I feel we're headed for a No True Scotsman fallacy. The Trump Regime and Roberts court endorse the unitary executive theory, and they are happily overriding Article 1 powers and violating laws like the Administrative Procedures Act based on this theory's farcical and ahistorical logic.
If the theory wasn't giving him more power (like firing non-political appointees without cause or withholding funds appropriated by Congress) he wouldn't be using it.
They're paying the rest of the CHIPS Act money. Overall, they're putting in over $10B into Intel.
So taking a scholarship means you're giving a % of yourself to the school?
Was this ever mentioned when Intel signed up? Did you know about it?
What do you think about Senator Bernie Sanders backing Trump plan for government stake in Intel?
https://www.aljazeera.com/economy/2025/8/20/us-senator-berni...

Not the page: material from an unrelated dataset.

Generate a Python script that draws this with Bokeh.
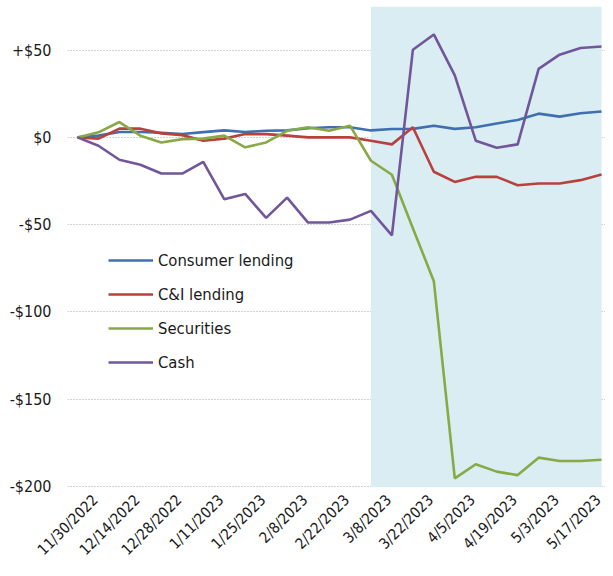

What does that even give you? They can argue all they want. Doesn't mean the government will listen.
Why do you think that is?
Once the money is in government becomes invested in the success of the company. This leads to preferential policies and demands for the invested company. I think it is safe to say that US is going full on third world strong man government at this point.
Why is it that a fab is so much more exorbitantly expensive to run in US than in Taiwan? Wasn't higher labour cost supposed to bring disproportionately higher productivity? Why did Intel not build ultra advanced fully robotic fabs? Where's the innovation? Why did no other competitor crop up in the US when it has been clear for a decade that Intel is lost?